Stated goal ::
Pictures within the data are to be left out; everything else must be reproduced exactly.

Data ::
►

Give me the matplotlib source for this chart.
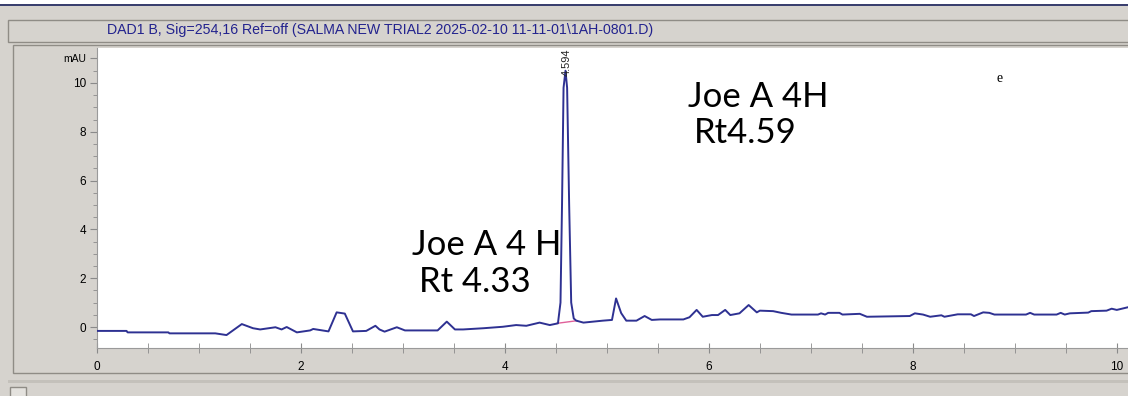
import numpy as np
import matplotlib
matplotlib.use("Agg")
import matplotlib.pyplot as plt
from matplotlib.patches import Rectangle
from matplotlib.ticker import MultipleLocator

# chromatogram trace (min, mAU)
rt = [0.0, 0.29, 0.30, 0.70, 0.71, 1.16, 1.27, 1.42, 1.53, 1.60, 1.75, 1.81, 1.86,
      1.96, 2.09, 2.12, 2.27, 2.35, 2.43, 2.51, 2.64, 2.73, 2.77, 2.82, 2.94, 3.02,
      3.34, 3.43, 3.51, 3.59, 3.79, 3.98, 4.11, 4.21, 4.34, 4.44, 4.52, 4.545, 4.56,
      4.575, 4.594, 4.61, 4.63, 4.65, 4.675, 4.70, 4.77, 4.96, 5.05, 5.09, 5.14,
      5.19, 5.29, 5.37, 5.44, 5.52, 5.75, 5.81, 5.88, 5.94, 6.03, 6.09, 6.16, 6.21,
      6.30, 6.39, 6.47, 6.50, 6.63, 6.71, 6.81, 7.07, 7.10, 7.14, 7.17, 7.28, 7.31,
      7.48, 7.55, 7.97, 8.02, 8.10, 8.17, 8.28, 8.31, 8.44, 8.57, 8.60, 8.69, 8.75,
      8.80, 9.11, 9.15, 9.19, 9.41, 9.45, 9.49, 9.54, 9.72, 9.75, 9.90, 9.95, 10.0,
      10.11]
mau = [-0.16, -0.16, -0.22, -0.22, -0.26, -0.26, -0.33, 0.12, -0.05, -0.10, -0.01,
       -0.10, 0.0, -0.22, -0.14, -0.08, -0.18, 0.60, 0.55, -0.18, -0.16, 0.05, -0.10,
       -0.19, -0.01, -0.14, -0.14, 0.22, -0.10, -0.10, -0.05, 0.01, 0.08, 0.05, 0.18,
       0.08, 0.15, 1.0, 5.0, 9.8, 10.5, 9.8, 5.0, 1.0, 0.35, 0.26, 0.18, 0.26, 0.29,
       1.17, 0.57, 0.26, 0.26, 0.45, 0.29, 0.31, 0.31, 0.40, 0.70, 0.42, 0.49, 0.49,
       0.70, 0.49, 0.56, 0.90, 0.60, 0.67, 0.65, 0.58, 0.51, 0.51, 0.56, 0.51, 0.58,
       0.58, 0.51, 0.54, 0.42, 0.45, 0.56, 0.51, 0.42, 0.48, 0.42, 0.52, 0.52, 0.45,
       0.60, 0.58, 0.51, 0.51, 0.58, 0.51, 0.51, 0.58, 0.51, 0.56, 0.59, 0.65, 0.67,
       0.75, 0.70, 0.81]

# integration baseline under the main peak
base_rt = [4.51, 4.71]
base_mau = [0.15, 0.26]

peak_rt = 4.594
title = r"DAD1 B, Sig=254,16 Ref=off (SALMA NEW TRIAL2 2025-02-10 11-11-01\1AH-0801.D)"

W, H = 1128, 396
fig = plt.figure(figsize=(W / 100, H / 100), dpi=100)
fig.patch.set_facecolor("#d6d3ce")

def px_rect(x0, y0, x1, y1, **kw):
    # rectangle given in image pixels (top-left origin), kept behind the axes
    fig.add_artist(Rectangle((x0 / W, 1 - y1 / H), (x1 - x0) / W, (y1 - y0) / H,
                             transform=fig.transFigure, zorder=-5, **kw))

# window chrome
px_rect(0, 0, W, 4, facecolor="white", edgecolor="none")
px_rect(0, 4, W, 6, facecolor="#3a3f6e", edgecolor="none")
px_rect(8, 20, W + 5, 42, facecolor="#d6d3ce", edgecolor="#8f8c86", lw=1)
px_rect(13, 45, W + 5, 373, facecolor="#d6d3ce", edgecolor="#8f8c86", lw=1)
px_rect(8, 380, W + 5, 383, facecolor="#c4c1bb", edgecolor="none")
px_rect(10, 387, 26, 400, facecolor="#e4e2de", edgecolor="#8f8c86", lw=1)

fig.text(380 / W, 1 - 30 / H, title, ha="center", va="center", color="#23238e",
         fontsize=10.2, family="Liberation Sans")

ax = fig.add_axes([97 / W, 48 / H, 1031 / W, 300 / H])
ax.set_zorder(2)
ax.set_facecolor("white")
ax.plot(rt, mau, color="#2e3192", lw=1.4, zorder=3)
ax.plot(base_rt, base_mau, color="#e0609a", lw=1.0, zorder=2)

ax.set_xlim(0, 10.11)
ax.set_ylim(-0.86, 11.43)
ax.xaxis.set_major_locator(MultipleLocator(2))
ax.xaxis.set_minor_locator(MultipleLocator(0.5))
ax.set_yticks([0, 2, 4, 6, 8, 10, 11])
ax.set_yticklabels(["0", "2", "4", "6", "8", "10", "mAU"])
ax.yaxis.set_minor_locator(MultipleLocator(0.5))
for s in ["top", "right"]:
    ax.spines[s].set_visible(False)
for s in ["left", "bottom"]:
    ax.spines[s].set_color("#9a9a9a")
ax.tick_params(axis="x", which="both", direction="inout", length=7, color="#8a8a8a",
               labelsize=8.5, pad=6)
ax.tick_params(axis="y", which="major", direction="out", length=5, color="#8a8a8a",
               labelsize=8.5, pad=3)
ax.tick_params(axis="y", which="minor", direction="out", length=3, color="#8a8a8a")
for lab in ax.get_xticklabels() + ax.get_yticklabels():
    lab.set_family("Liberation Sans")
ax.get_yticklabels()[-1].set_fontsize(7.5)

ax.text(peak_rt + 0.01, 10.85, "4.594", rotation=90, ha="center", va="center",
        fontsize=8, family="Liberation Sans", color="#222222")

ax.text(6.48, 9.43, "Joe A 4H", ha="center", va="center", fontsize=25, family="Lato")
ax.text(6.36, 7.95, "Rt4.59", ha="center", va="center", fontsize=25, family="Lato")
ax.text(3.82, 3.36, "Joe A 4 H", ha="center", va="center", fontsize=25, family="Lato")
ax.text(3.71, 1.84, "Rt 4.33", ha="center", va="center", fontsize=25, family="Lato")
ax.text(8.85, 10.2, "e", ha="center", va="center", fontsize=10, family="Liberation Serif")

fig.savefig("out.png", dpi=100, facecolor=fig.get_facecolor())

◄

Answer for the task ::
Give me the matplotlib source for this chart.
import numpy as np
import matplotlib
matplotlib.use("Agg")
import matplotlib.pyplot as plt
from matplotlib.patches import Rectangle
from matplotlib.ticker import MultipleLocator

# chromatogram trace (min, mAU)
rt = [0.0, 0.29, 0.30, 0.70, 0.71, 1.16, 1.27, 1.42, 1.53, 1.60, 1.75, 1.81, 1.86,
      1.96, 2.09, 2.12, 2.27, 2.35, 2.43, 2.51, 2.64, 2.73, 2.77, 2.82, 2.94, 3.02,
      3.34, 3.43, 3.51, 3.59, 3.79, 3.98, 4.11, 4.21, 4.34, 4.44, 4.52, 4.545, 4.56,
      4.575, 4.594, 4.61, 4.63, 4.65, 4.675, 4.70, 4.77, 4.96, 5.05, 5.09, 5.14,
      5.19, 5.29, 5.37, 5.44, 5.52, 5.75, 5.81, 5.88, 5.94, 6.03, 6.09, 6.16, 6.21,
      6.30, 6.39, 6.47, 6.50, 6.63, 6.71, 6.81, 7.07, 7.10, 7.14, 7.17, 7.28, 7.31,
      7.48, 7.55, 7.97, 8.02, 8.10, 8.17, 8.28, 8.31, 8.44, 8.57, 8.60, 8.69, 8.75,
      8.80, 9.11, 9.15, 9.19, 9.41, 9.45, 9.49, 9.54, 9.72, 9.75, 9.90, 9.95, 10.0,
      10.11]
mau = [-0.16, -0.16, -0.22, -0.22, -0.26, -0.26, -0.33, 0.12, -0.05, -0.10, -0.01,
       -0.10, 0.0, -0.22, -0.14, -0.08, -0.18, 0.60, 0.55, -0.18, -0.16, 0.05, -0.10,
       -0.19, -0.01, -0.14, -0.14, 0.22, -0.10, -0.10, -0.05, 0.01, 0.08, 0.05, 0.18,
       0.08, 0.15, 1.0, 5.0, 9.8, 10.5, 9.8, 5.0, 1.0, 0.35, 0.26, 0.18, 0.26, 0.29,
       1.17, 0.57, 0.26, 0.26, 0.45, 0.29, 0.31, 0.31, 0.40, 0.70, 0.42, 0.49, 0.49,
       0.70, 0.49, 0.56, 0.90, 0.60, 0.67, 0.65, 0.58, 0.51, 0.51, 0.56, 0.51, 0.58,
       0.58, 0.51, 0.54, 0.42, 0.45, 0.56, 0.51, 0.42, 0.48, 0.42, 0.52, 0.52, 0.45,
       0.60, 0.58, 0.51, 0.51, 0.58, 0.51, 0.51, 0.58, 0.51, 0.56, 0.59, 0.65, 0.67,
       0.75, 0.70, 0.81]

# integration baseline under the main peak
base_rt = [4.51, 4.71]
base_mau = [0.15, 0.26]

peak_rt = 4.594
title = r"DAD1 B, Sig=254,16 Ref=off (SALMA NEW TRIAL2 2025-02-10 11-11-01\1AH-0801.D)"

W, H = 1128, 396
fig = plt.figure(figsize=(W / 100, H / 100), dpi=100)
fig.patch.set_facecolor("#d6d3ce")

def px_rect(x0, y0, x1, y1, **kw):
    # rectangle given in image pixels (top-left origin), kept behind the axes
    fig.add_artist(Rectangle((x0 / W, 1 - y1 / H), (x1 - x0) / W, (y1 - y0) / H,
                             transform=fig.transFigure, zorder=-5, **kw))

# window chrome
px_rect(0, 0, W, 4, facecolor="white", edgecolor="none")
px_rect(0, 4, W, 6, facecolor="#3a3f6e", edgecolor="none")
px_rect(8, 20, W + 5, 42, facecolor="#d6d3ce", edgecolor="#8f8c86", lw=1)
px_rect(13, 45, W + 5, 373, facecolor="#d6d3ce", edgecolor="#8f8c86", lw=1)
px_rect(8, 380, W + 5, 383, facecolor="#c4c1bb", edgecolor="none")
px_rect(10, 387, 26, 400, facecolor="#e4e2de", edgecolor="#8f8c86", lw=1)

fig.text(380 / W, 1 - 30 / H, title, ha="center", va="center", color="#23238e",
         fontsize=10.2, family="Liberation Sans")

ax = fig.add_axes([97 / W, 48 / H, 1031 / W, 300 / H])
ax.set_zorder(2)
ax.set_facecolor("white")
ax.plot(rt, mau, color="#2e3192", lw=1.4, zorder=3)
ax.plot(base_rt, base_mau, color="#e0609a", lw=1.0, zorder=2)

ax.set_xlim(0, 10.11)
ax.set_ylim(-0.86, 11.43)
ax.xaxis.set_major_locator(MultipleLocator(2))
ax.xaxis.set_minor_locator(MultipleLocator(0.5))
ax.set_yticks([0, 2, 4, 6, 8, 10, 11])
ax.set_yticklabels(["0", "2", "4", "6", "8", "10", "mAU"])
ax.yaxis.set_minor_locator(MultipleLocator(0.5))
for s in ["top", "right"]:
    ax.spines[s].set_visible(False)
for s in ["left", "bottom"]:
    ax.spines[s].set_color("#9a9a9a")
ax.tick_params(axis="x", which="both", direction="inout", length=7, color="#8a8a8a",
               labelsize=8.5, pad=6)
ax.tick_params(axis="y", which="major", direction="out", length=5, color="#8a8a8a",
               labelsize=8.5, pad=3)
ax.tick_params(axis="y", which="minor", direction="out", length=3, color="#8a8a8a")
for lab in ax.get_xticklabels() + ax.get_yticklabels():
    lab.set_family("Liberation Sans")
ax.get_yticklabels()[-1].set_fontsize(7.5)

ax.text(peak_rt + 0.01, 10.85, "4.594", rotation=90, ha="center", va="center",
        fontsize=8, family="Liberation Sans", color="#222222")

ax.text(6.48, 9.43, "Joe A 4H", ha="center", va="center", fontsize=25, family="Lato")
ax.text(6.36, 7.95, "Rt4.59", ha="center", va="center", fontsize=25, family="Lato")
ax.text(3.82, 3.36, "Joe A 4 H", ha="center", va="center", fontsize=25, family="Lato")
ax.text(3.71, 1.84, "Rt 4.33", ha="center", va="center", fontsize=25, family="Lato")
ax.text(8.85, 10.2, "e", ha="center", va="center", fontsize=10, family="Liberation Serif")

fig.savefig("out.png", dpi=100, facecolor=fig.get_facecolor())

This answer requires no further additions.